Like many young people, the first day at my first job was filled with many questions; about team dynamics, office culture, organizational principles, and much more. When I joined CEI I understood the foundational importance of a quality education, but I remember thinking, ‘How can an organization based in Washington DC help improve learning and livelihood outcomes for people thousands of miles away?’
Underlining less-explored elements of education
In the past, education interventions have focused on improving school infrastructure and students’ academic performance through financing or other capital resources. These investments have made significant impacts, but they have also left complex, persistent gaps.
CEI and the broader education team at Results for Development (R4D) attack these persistent gaps by focusing on emerging focus-areas with potential for large-scale improvements to people’s lives; like early childhood development, youth employability, and out-of-school children. To help push progress on these critical fronts we start by prioritizing change agents’ (individuals and organizations) access to resources, insights and connections. Working side by side with diverse groups of programmatic and funding partners, innovators and policymakers, R4D creates the platform for collaborative solutions for ongoing global education challenges while highlighting traditionally less-explored topics.
The Early Learning Toolkit is one good example of such efforts highlighting the importance of early learning in a child’s development by putting together insights and tailored resources for practitioners. The toolkit was created in partnership with teachers, program implementers, school administration officials, and others, and covers a wide range of topics useful in early childhood learning settings including the household, schools and communities.
Channeling knowledge across regions: learning from one another
There is an emphasis on learning from the direct experiences of schools, homes, and communities that drives much of our education team’s work. By employing the collaborative efforts of teams within and without the organization, in preparing and presenting case studies for example, the team fosters new knowledge and learning opportunities that have both rigor and straightforward examples from people’s real experiences.
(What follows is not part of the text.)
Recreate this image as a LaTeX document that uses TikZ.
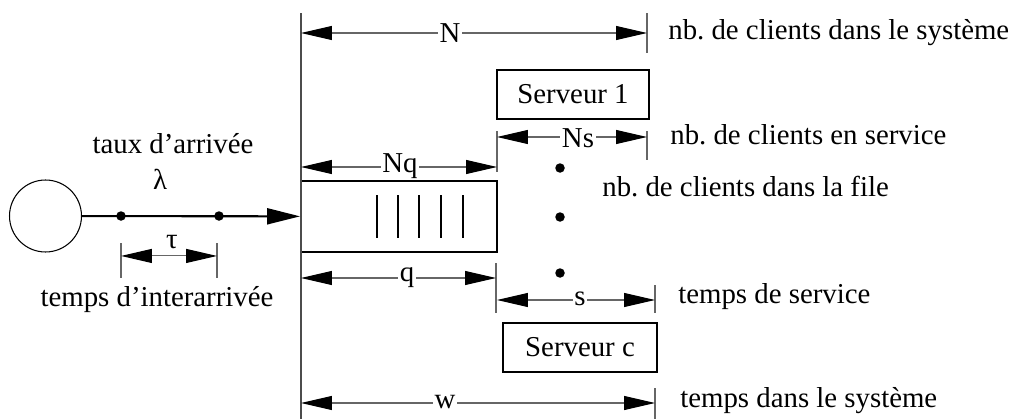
\documentclass[tikz,border=0pt]{standalone}
\usepackage{fontspec}
\setmainfont{Liberation Serif}
\usetikzlibrary{arrows.meta,calc,positioning}

\begin{document}
\begin{tikzpicture}[x=0.02cm, y=-0.02cm, font=\fontsize{16.4}{19}\selectfont,
  dim/.style={black!60, line width=0.6pt, {Triangle[length=0.62cm,width=0.28cm,color=black]}-{Triangle[length=0.62cm,width=0.28cm,color=black]}},
  tick/.style={black!60, line width=0.6pt},
  lbl/.style={fill=white, inner sep=1pt, text=black},
  note/.style={anchor=west, inner sep=0pt},
  server/.style={rectangle, draw, line width=1.1pt, minimum width=3.04cm, minimum height=0.98cm},
  dot/.style={circle, fill, inner sep=0pt, minimum size=0.19cm}]
\useasboundingbox (0,0) rectangle (1021,419);

% arrivees
\node[circle, draw, line width=0.6pt, minimum size=1.44cm, inner sep=0pt] (src) at (45.5,216) {};
\node[rectangle, draw, line width=1.1pt, minimum width=3.92cm, minimum height=1.42cm] (file) at (399,216.5) {};
\foreach \x in {377,398,419,441,463}
  \draw[line width=1.1pt] (\x,195) -- (\x,238);
\node[dot] (c1) at (121,216) {};
\node[dot] (c2) at (219,216) {};
\draw[line width=1.2pt, -{Triangle[length=0.66cm,width=0.32cm]}] (src) -- (file);

\node (taux) at (173,144) {taux d'arrivée};
\node (lambda) at (160,179) {λ};

\coordinate (t1) at (121,243); \coordinate (t1b) at (121,278);
\coordinate (t2) at (217,243); \coordinate (t2b) at (217,278);
\draw[tick] (t1) -- (t1b);
\draw[tick] (t2) -- (t2b);
\draw[dim] ($(t1)!0.37!(t1b)$) -- ($(t2)!0.37!(t2b)$);
\node (tau) at (172,242) {τ};
\node (inter) at (157,300) {temps d'interarrivée};

% serveurs
\node[server] (s1) at (573,94.5) {Serveur 1};
\node[server, minimum width=3.08cm] (sc) at (580,347.5) {Serveur c};
\node[dot] (d1) at (560,168) {};
\node[dot] (d2) at (560,217) {};
\node[dot] (d3) at (560,273) {};

% cotes
\coordinate (top) at (301,13); \coordinate (bot) at (301,419);
\draw[black!70, line width=0.6pt] (top) -- (bot);

\coordinate (nA) at (301,33); \coordinate (nB) at (647,33);
\draw[tick] (647,13) -- (647,53);
\draw[dim] (nA) -- (nB);
\node[lbl] (nlab) at (450,33) {N};
\node[note] (nsys) at (668,33) {nb.\ de clients dans le système};

\coordinate (nsA) at (497,137); \coordinate (nsB) at (647,137);
\draw[tick] (497,131) -- (497,172);
\draw[tick] (647,131) -- (647,160);
\draw[dim] (nsA) -- (nsB);
\node[lbl] (nslab) at (578,138) {Ns};
\node[note] (nserv) at (670,135) {nb.\ de clients en service};

\coordinate (nqA) at (301,167); \coordinate (nqB) at (497,167);
\draw[dim] (nqA) -- (nqB);
\node[lbl] (nqlab) at (400,166) {Nq};
\node[note] (nfile) at (602,187) {nb.\ de clients dans la file};

\coordinate (qA) at (301,278); \coordinate (qB) at (496,278);
\draw[tick] (496,263) -- (496,313);
\draw[dim] (qA) -- (qB);
\node[lbl] (qlab) at (407,278) {q};

\coordinate (sA) at (497,300); \coordinate (sB) at (655,300);
\draw[tick] (655,285) -- (655,313);
\draw[dim] (sA) -- (sB);
\node[lbl] (slab) at (580,299) {s};
\node[note] (tserv) at (678,297) {temps de service};

\coordinate (wA) at (301,403); \coordinate (wB) at (655,403);
\draw[tick] (655,388) -- (655,419);
\draw[dim] (wA) -- (wB);
\node[lbl] (wlab) at (445,402) {w};
\node[note] (tsys) at (680,401) {temps dans le système};
\end{tikzpicture}
\end{document}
A recent country study carried out under the Early Childhood Workforce Initiative (ECWI), a global effort led by Results for Development and the International Step by Step Association, explores how home visiting programs targeting young children and families can continually and cost-effectively improve their workers’ effectiveness. Whether managing staff across great distances, delivering lessons with outdated learning tools, or other challenges, early childhood development professionals are doing a crucial job under significant constraints. By engaging with these workers we are able to better understand their needs, and orient our analysis to provide responsive suggestions that actually tackle their most pressing problems.
As you read this blog, the education team continues to work on multiple case studies beyond Peru. The next release will feature an upcoming country study focusing on the roles of preschool teachers and teacher assistants in Ukraine, exploring the experiences and challenges that educators can face. And later this year, a third case study will tell the story of community health workers and their capacity to provide the suite of First 1000 Days services in South Africa.
Learning opportunities from the process
A strong element of our analysis and evidence-generation is the incorporation of information from diverse sources; including information from field observations and discussions, interviews with program implementers, beneficiaries, community members and other partners, as well as a review of comprehensive program reports and research-based evidences. This helps us assess interventions critically to surface opportunities for improvement, while also allowing partners to co-create and inform our findings.
My experience studying and documenting interventions with CEI emphasized:
- Active communication with funders, implementer, policymakers and other partners
- Ground-level observations, interviews with community members, beneficiaries, program personnel and other groups.
- Desk research: comprehensive document reviews including programmatic reports, research-based evidences, articles etc.
- Utilizing unique data analysis alternatives (i.e ATLAS) to identify new findings.
- Prepare report, share with stakeholders for feedback, review and finalize.
- Disseminate report among partners and with the wider global education community.
The let us grow together mindset
Another way we distinguish ourselves is how we dedicate significant time and effort to inform other organizations working in similar thematic areas with useful resources, funding, and events opportunities. The education team gathers external resources and disseminates these opportunities throughout our database, social, and other networks. By sharing concrete opportunities for improvement we are able to help innovators grow, while also supporting a vibrant and engaged community that helps CEI and R4D continue to generate learning and implementation opportunities with implementers at various levels around the world.
As I conclude my time with R4D to complete my Master’s degree, I’ve learned a lot about creating meaningful partnerships across long distances, language barriers, economic constraints, and more. By learning from one another and growing both as individual interventions, as well as a broader community, CEI and the broader education team at R4D our bridging barriers of old, improving our ability to explore less-obvious but incredibly disruptive gaps in global education systems, and respond to the unmet needs of children and the workforce.
Tangut Degfay is a Global Education Intern at R4D. She is pursuing her graduate studies in MA in International Policy and Development at the Middlebury Institute of International Studies at Monterey. Her focus areas include youth development, girls' education and global cultural exchange.